Over 70 submissions were studied by a panel of AJC staff, journalists, and business leaders considered. Five finalists were selected to receive $10,000 in seed money from AJC as well as access to AJC experts in advocacy, finance, and technology to help launch their projects locally, nationally, and online.
“Bold new ideas are critical to combat the growing threats to Jews in the U.S.,” said Meggie Wyschogrod Fredman, Director of AJC’s Alexander Young Leadership Department. “The creative thinking of Jewish innovators will help the rising generation of American Jews lead us in fighting hate.”
Winners of the initiative were announced only a week after AJC’s The State of Antisemitism in America 2021, the largest survey of American Jews and the American public on anti-Semitism, was released.
Among its findings were that 90 percent of American Jews believe anti-Semitism is a problem, nearly one-quarter reported they experienced anti-Semitism in the last 12 months and 39 percent limited their activities or concealed their Jewishness out of safety concerns. In addition, 86 percent of American Jews, between 18-35, think anti-Semitism is a problem, with 37 percent saying it’s “a very serious problem,” in the U.S. today, and 30 percent said it has increased a lot over the past five years.
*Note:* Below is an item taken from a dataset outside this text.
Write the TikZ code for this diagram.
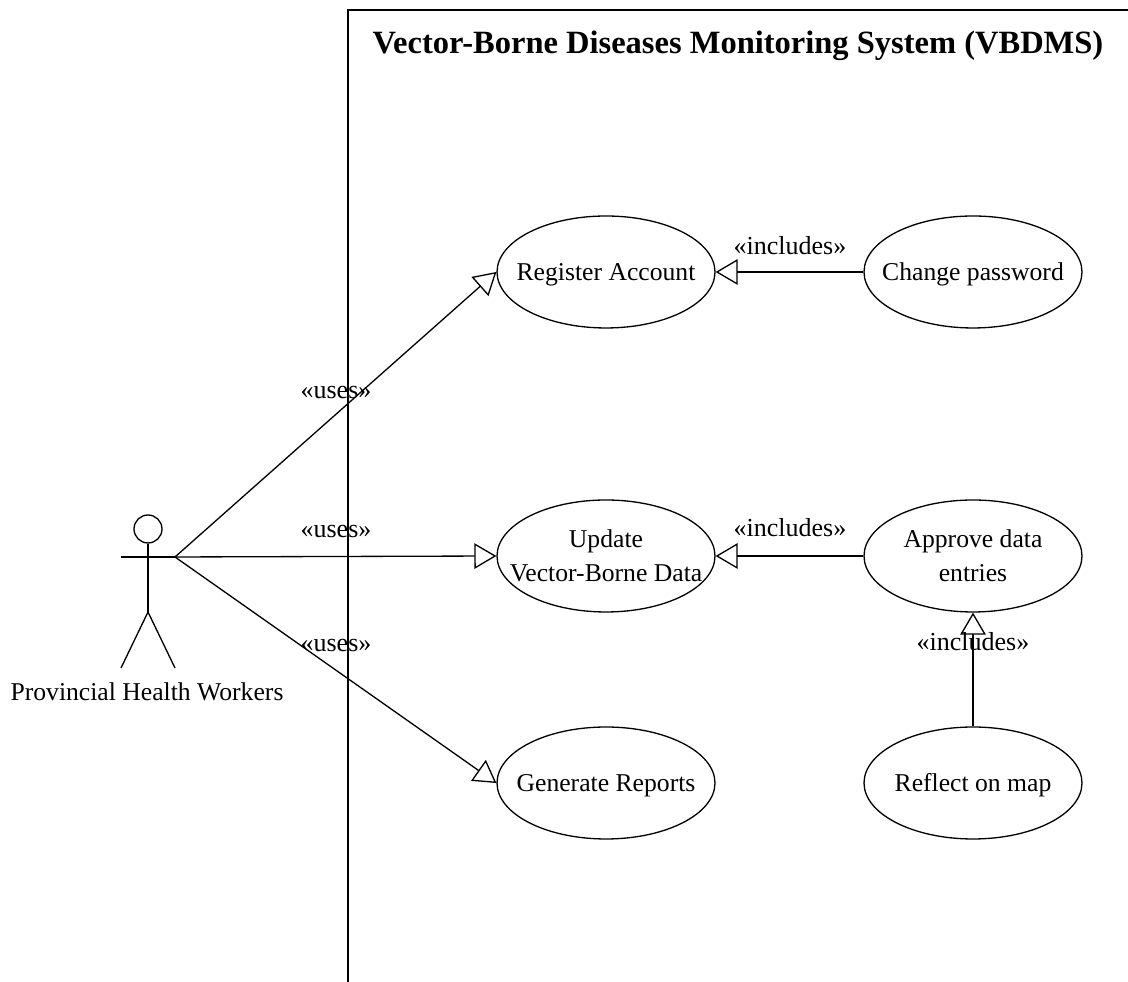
\documentclass[tikz,border=0pt]{standalone}
\usepackage{fontspec}
\setmainfont{Liberation Serif}
\usetikzlibrary{arrows.meta,shapes.geometric}
\tikzset{
  usecase/.style={draw,ellipse,minimum width=4.36cm,minimum height=2.24cm,inner xsep=-1cm,inner ysep=0pt,align=center,font=\fontsize{14.6}{19.4}\selectfont},
  oneline/.style={text height=13pt,text depth=3.2pt},
  gen/.style={-{Triangle[open,length=12.5pt,width=14.5pt]}},
  stereo/.style={font=\fontsize{14.8}{17}\selectfont,inner sep=0pt}
}
\begin{document}
\begin{tikzpicture}[x=0.02cm,y=0.02cm,line width=0.75pt]
      \useasboundingbox (0,0) rectangle (1128,982);
      % use cases
      \node[usecase,oneline](register) at (606,710){Register Account};
      \node[usecase,oneline](change) at (973,710){Change password};
      \node[usecase](update) at (606,426){Update\\Vector-Borne Data};
      \node[usecase](approve) at (973,426){Approve data\\entries};
      \node[usecase,oneline](reports) at (606,199){Generate Reports};
      \node[usecase,oneline](reflect) at (973,199){Reflect on map};
      % actor
      \coordinate(hand) at (175,425);
      \coordinate(handL) at (121,425);
      \coordinate(hip) at (148,370);
      \coordinate(footL) at (121,314);
      \coordinate(footR) at (175,314);
      \node[draw,circle,minimum size=0.56cm,inner sep=0pt](head) at (148,453){};
      \draw(head.south)--(hip);
      \draw(handL)--(hand);
      \draw(footL)--(hip)--(footR);
      \node[font=\fontsize{14.6}{17}\selectfont,inner sep=0pt](actor) at (147,290){Provincial Health Workers};
      % system border
      \coordinate(top) at (348,972);
      \coordinate(bottom) at (348,0);
      \coordinate(right) at (1128,972);
      \draw(bottom)--(top)--(right);
      \node[font=\bfseries\fontsize{18.5}{21}\selectfont,inner sep=0pt](title) at (738,936){Vector-Borne Diseases Monitoring System (VBDMS)};
      % connectors
      \draw[gen](hand)--(register.west);
      \draw[gen](hand)--(update.west);
      \draw[gen](hand)--(reports.west);
      \draw[gen](change)--(register);
      \draw[gen](approve)--(update);
      \draw[gen](reflect)--(approve);
      % labels
      \node[stereo](uses1) at (336,589){«uses»};
      \node[stereo](uses2) at (336,450){«uses»};
      \node[stereo](uses3) at (336,336){«uses»};
      \node[stereo](incl1) at (790,736){«includes»};
      \node[stereo](incl2) at (790,454){«includes»};
      \node[stereo](incl3) at (973,340){«includes»};
\end{tikzpicture}
\end{document}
Winning projects of the Disrupt Antisemitism initiative include: The New Zionist Congress, whose goal is to combat the rising tide of anti-Zionism in youth-centered spaces; Jew or False, a digital content series designed to fight anti-Semitism, is a satirical news show that aims to fight Jew-hatred, inspire Jewish pride, and correct misinformation on issues important to the Jewish community; and Intercommunity Youth Initiative, conceived by students from Yeshiva University Los Angeles High School, will bring Jewish and non-Jewish high school students together for a fellowship program designed to build trust, foster understanding, and fight antisemitism and racism.